Thursday, September 17, 2009

direction

graduate school started a few weeks ago for me. classes, schoolwork, reading, it's all back and i'm not particularly excited about it. graduate school is a means to an end for me. i can't find a job, i want a job at a college, so i'm in higher education management. makes sense right? i thought it did, at least. that is until i got to my classes and realized that about 95% of my program is considerably more motivated and career-oriented than i am. this made me wonder; am i not motivated enough? am i missing something? are my priorities out of whack? why am i the only one in the class who seems to have things on their mind besides school?

so let's investigate. american society today has different priorities than it once did. people in the professional realm seem to place quite a bit of importance on money. maybe that's not the difference. but people in my class talked about how people in our line of work may choose to be single longer because they have long hours and lots of moving from job to job. working their way up the professional ladder to bigger and better careers seems like the motivation for people in my classes. who doesn't want bigger and better though? i mean, i could always use more money. but what are they sacrificing by making these professional moves? relationships? friends? time to themselves? i'm pretty sure i have little interest in sacrificing those things.

so now i start thinking about why my mindset is different than my classmates'. my focus in my career is pretty much to make enough money to provide for myself and my family. that's it. i don't have any big career aspirations. i know my dad raised my family on a pretty modest salary, put us all through college, and raised quite a beautiful family, life, and home. and he never became president of anything. were his motivations wrong? is there something missing? my thoughts are no. my priorities are different than my colleagues. do i want to be president of college? sure, it'd be cool. am i willing to put forth those long hours and sacrifices to do so? i doubt it. is that so wrong?

my motivation in my life right now and for the future is pretty simple; be as happy as possible all the time. that's it man. why on earth would i want to do anything else? heck, that's selfish enough. i haven't even mentioned the part about my faith calling me to serve God in all that i do; the other goal in my life. so what kind of motivation does that give me for my career? i want to move up the ladder, find a job i like, make as much money as possible. but the more money i make, the better i can provide for my family, the more my wife can stay home and care for our kids, the more i can donate to my friends in ministry and other worthy causes.

my short term goal isn't anything complicated. right now i want to enjoy life as much as possible while graduating. in two years i want to get to seattle. i want to live there and get started in the higher ed realm. that's it. and that might change between now and the time i graduate. what i do know is that my friend jenn seemed to enjoy being an RD at seattle pacific university and that looks pretty good to me too. at least it'll pay more than olive garden.

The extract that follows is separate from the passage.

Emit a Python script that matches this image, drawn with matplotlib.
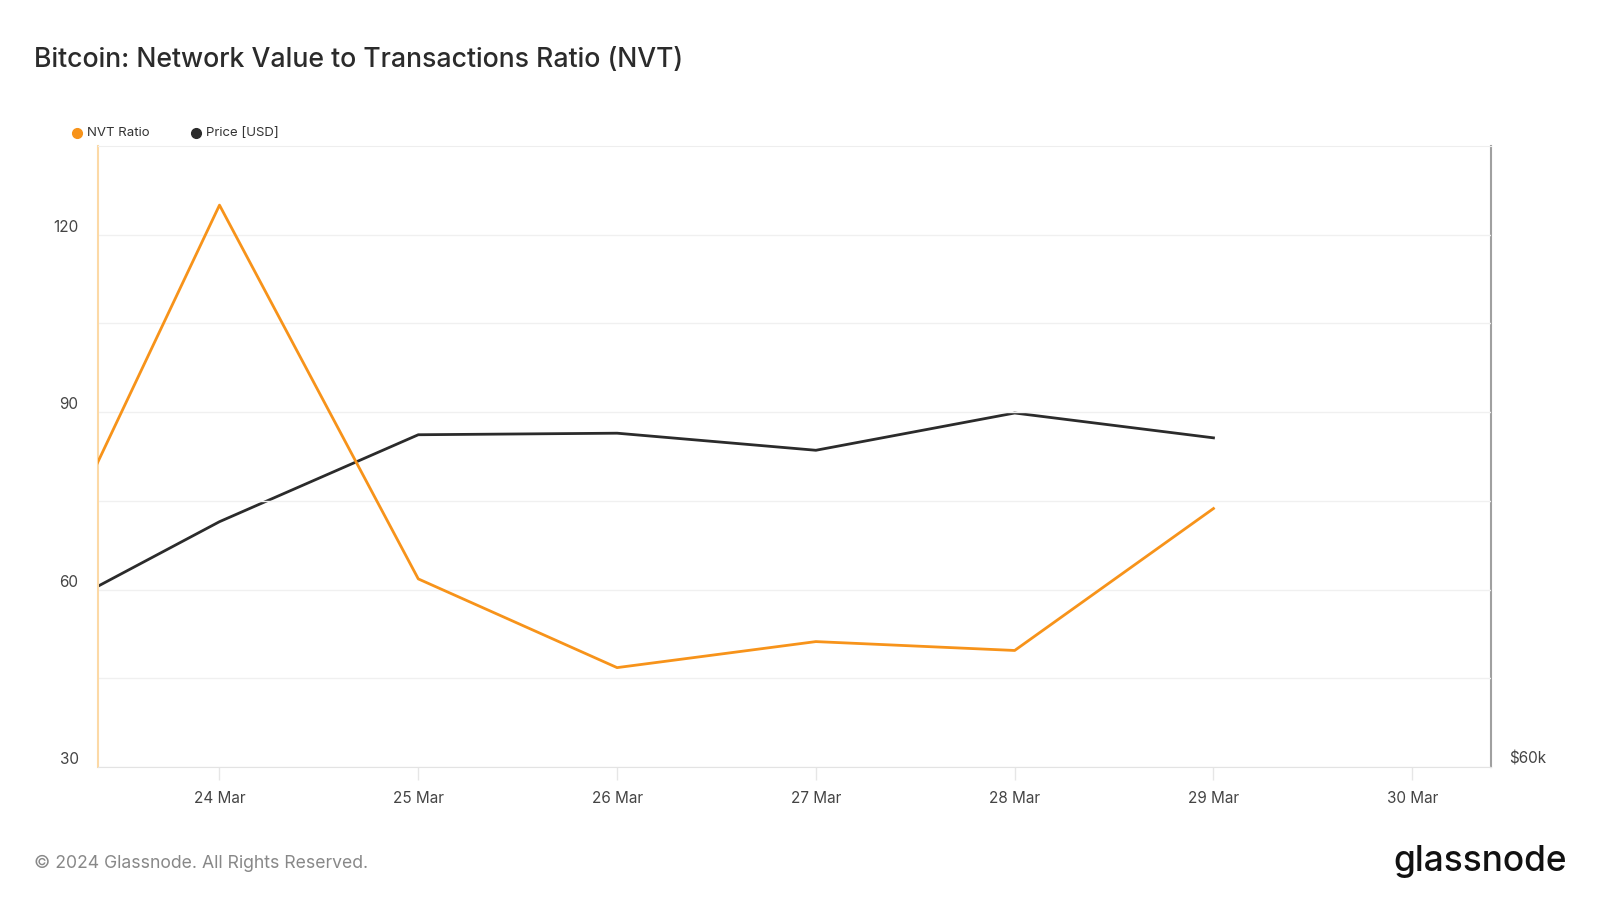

Tuesday, September 8, 2009

all signs point west

this is the third time i've tried to type this entry. i think it's just hard for me to put into words exactly what i'm thinking and feeling since returning from seattle. anyone who's been there knows why it's amazing. anyone who hasn't been there needs to go. when i left two weeks ago i said there was a 40% chance that i'd end up there after graduation from grad school. as time goes on, that percentage grows. i can't get the city off my mind and i don't know if i will until i return.

it's like an ex-girlfriend who dumps you but gives you definite hope that things might work out with you two. i see things that remind me of her all over the place. styles of clothes, death cab songs, my sounders fc scarf. i can't get away from it. my journal started with seattle and is just full of seattle memories and thoughts. what doesn't help is that i returned to pittsburgh to find some newfound schoolwork and a less lucrative job than when i left. not only is it less lucrative, but i don't know how many more tables i can serve before i just take off my apron and walk out. basically, my vacation life in seattle seems infinitely better than my stress-filled life in pittsburgh.

maybe that's why i want seattle so badly. because it's something new. it's something different. i don't know why. maybe it's the constant view of puget sound. maybe it's the coffeeshops, book stores, and record stores all over. maybe it's the wilderness just outside the city limits. maybe it's the friendliness of the people or the relaxed mood of the west coast. i'm not sure if i can pinpoint anything in particular. all i know is it's intriguing. so intriguing that i'm pretty certain it'll be the destination after graduation. if i can wait that long.